I had to be aware of that in caf90a971f09323775ed0cacf94eadaf39d040e0, where I added a little change in the AsyncRequestFactory to smooth out this difference with respect to underscores. It's possible we could deprecate and undo that going forward, if we want to standardize how headers are provided in tests? But that would be more disruptive than what I'm proposing here.
I'll definitely support wontfix'ing this if there is no value, but something seems off. I wonder if the quirks of AsyncRequestFactory put a little design pressure on the decision to have RemoteUserMiddleware.aprocess_request apply prefixing?
comment:8 by , 3 weeks ago
I didn’t check but if the ASGI flow is broken by default, we should fix that. The idea definitely wasn’t to have code that doesn’t work. 🫠
comment:9 by , 3 weeks ago
The flows work, but if we leave the status quo alone, this documented blurb is not correct for ASGI:
you can subclass
RemoteUserMiddlewareand set theheaderattribute to the desiredrequest.METAkey.
Under ASGI, you are forced to use a header attribute that is unprefixed -- if it is prefixed, it will be double-prefixed in request.META. Our existing test case accepts the double-prefix route:
class CustomHeaderMiddleware(RemoteUserMiddleware): """ Middleware that overrides custom HTTP auth user header. """ header = "HTTP_AUTHUSER"
When those test cases run, the client sends HTTP_AUTHUSER = ..., so request.META gets HTTP_HTTP_AUTHUSER.
That doesn't look right, and I doubt anybody is doing this, so I was interested to discuss a code change. However, a better idea than forcing ASGI projects to subclass the middleware would be to perform the lookup against self.headers, which already supports lookups by unprefixed header names. This is a little more defensible to document, I feel. The only behavior change would be that an ASGI-only project could now set header = "WITH-HYPHENS" and benefit from a more flexible lookup, which is backward compatible.
On the security list, Jake suggested roughly, "If we're doing a deprecation, let's change both WSGI/ASGI paths to use self.headers to have consistency". I think we can punt on whether to do a deprecation here, and just start with the docs fix paired with the more flexible lookup. I'll put up a PR to aid triage.
comment:10 by , 3 weeks ago
| Cc: | added |
|---|---|
| Has patch: | set |
| Keywords: | RemoteUserMiddleware added |
PR to adjust the async path to look up against request.headers without breaking anything.
comment:11 by , 3 weeks ago
| Summary: | Deprecate the prefixing of HTTP_ to header names in RemoteUserMiddleware.aprocess_request() → RemoteUserMiddleware.header does not correspond to request.META in the async path |
|---|
comment:12 by , 3 weeks ago
Thanks for the draft Jacob. I think that looks good. (And covers the ground that we need to by default IMO — Folks needing more can customise as necessary.)
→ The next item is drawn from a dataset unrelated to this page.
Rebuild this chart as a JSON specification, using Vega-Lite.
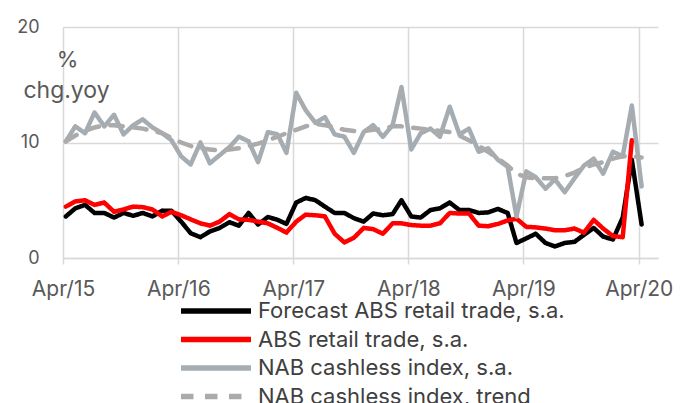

comment:13 by , 3 weeks ago
| Triage Stage: | Unreviewed → Accepted |
|---|
Thank you Jacob, I like where this is going
comment:14 by , 2 weeks ago
Replying to Sarah Boyce:
Thank you for the ticket
From reviewing the PR that implemented this, I would say our approach was to get test parity by async-ifying the sync tests. This was then required for the tests to pass and, therefore, seemed required. I am now under the impression that our logic as to how we wrote the async tests must be off. Have you looked into what changes may be required there? I think that will help identify why we got this wrong
I don't think we can improve our test tooling to prevent something like this in the future. But we do have experience supporting sync/async middlewares with separate tests (like in the PR), and I can say with certainty that it's a bad approach for long-term maintenance 😌. At first it works fine, you just copy the sync tests, swap in the async equivalents, and you're done. But over time it becomes hard to maintain, and having separate tests doesn't actually guarantee that the sync and async paths behave the same way.
RemoteUserMiddleware is the first and only pure async middleware in Django, so we can experiment with testing tooling and approaches here, and then apply what we learn to future pure async middlewares.
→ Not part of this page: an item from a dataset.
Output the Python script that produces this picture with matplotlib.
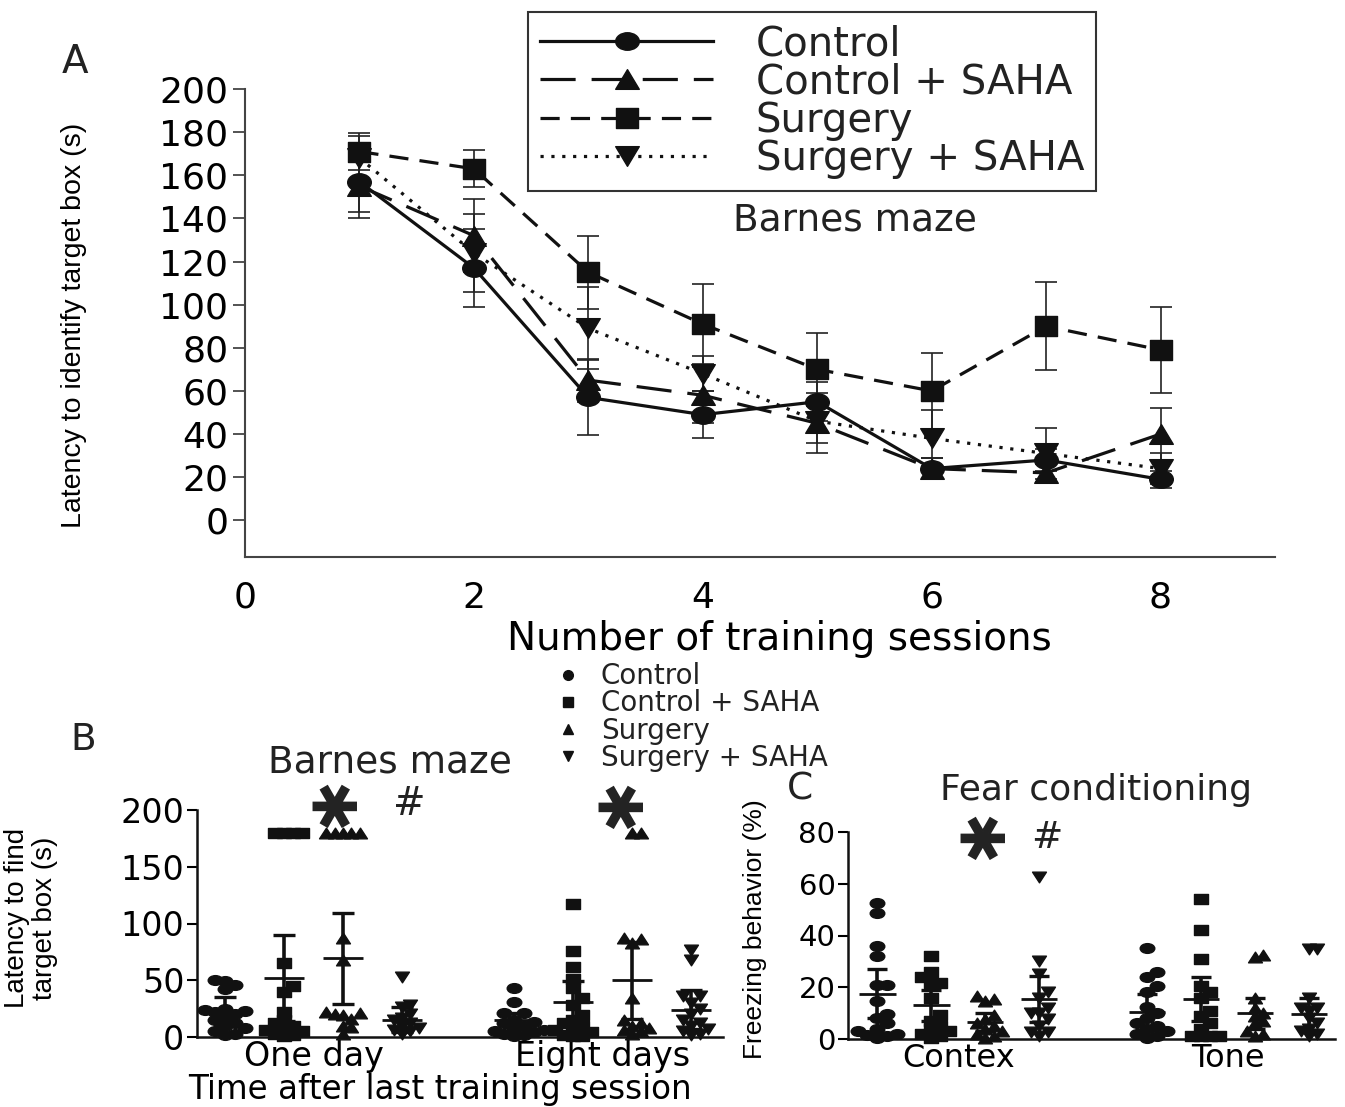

Just a thought, if it makes sense 😌
comment:15 by , 2 weeks ago
| Patch needs improvement: | set |
|---|
Thank you for the ticket
From reviewing the PR that implemented this, I would say our approach was to get test parity by async-ifying the sync tests. This was then required for the tests to pass and, therefore, seemed required. I am now under the impression that our logic as to how we wrote the async tests must be off. Have you looked into what changes may be required there? I think that will help identify why we got this wrong
This is a partial duplicate of #36443 and #36300